The district court judge in Sabean reasoned that the comment means that the bar of the “no contact” rule “begins when there is an ‘accused,’ thereby marking the actual commencement of criminal proceedings,” and that the pre-indictment, non-custodial interview did not require consent of the suspect’s lawyer.

The judge found additional support for this view in the Reporter’s Notes for Rule 4.2, which were prepared by the state task force that considered adoption of the Model Rules of Professional Conduct.
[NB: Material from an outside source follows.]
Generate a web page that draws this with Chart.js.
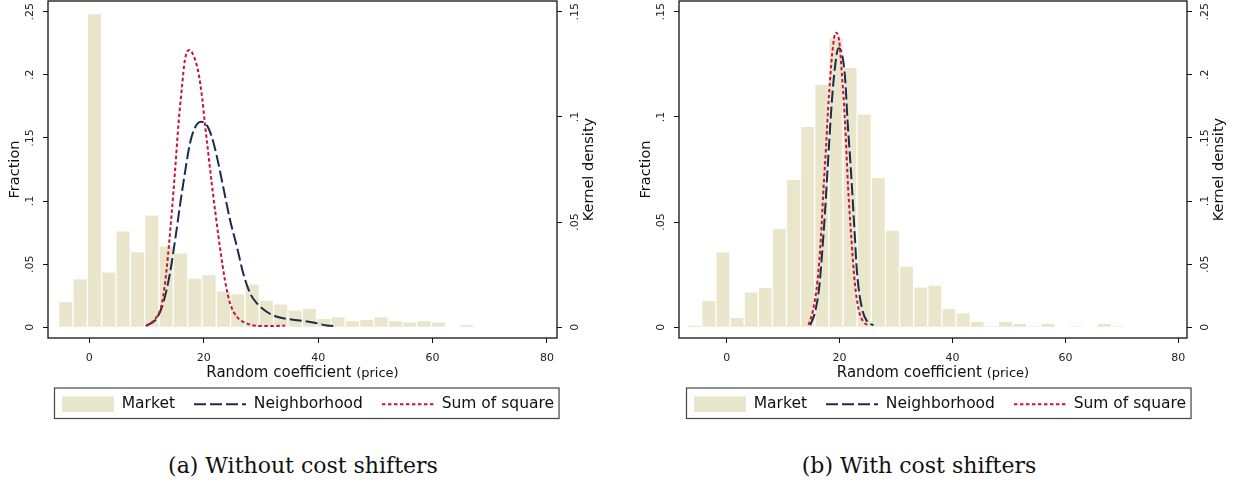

The Reporter explained that “[t]raditional investigative activities of prosecutors are those ‘authorized … by law” for purposes of the exception to the no-contact rule.

The judge also cited a case from the Third Circuit, and cases from district courts in Pennsylvania and North Carolina, which held that pre-indictment interviews do not violate the no-contact rule.

Suppression not an “appropriate remedy”

In addition, the court said that “while exclusion may be a remedy for due process violations of interview procedures, it is not a mandatory remedy,” and suppression is to be reserved for only the “most egregious violations of the no-contact rule.”

This case simply didn’t fall into the “egregious” category, the court ruled: the interview was investigative, not prosecutorial; and it wasn’t “scripted to reveal potential trial strategy or obtain uncounseled confession.”

Following the denial of the motion to suppress, the jury trial in the case was set to begin on November 1.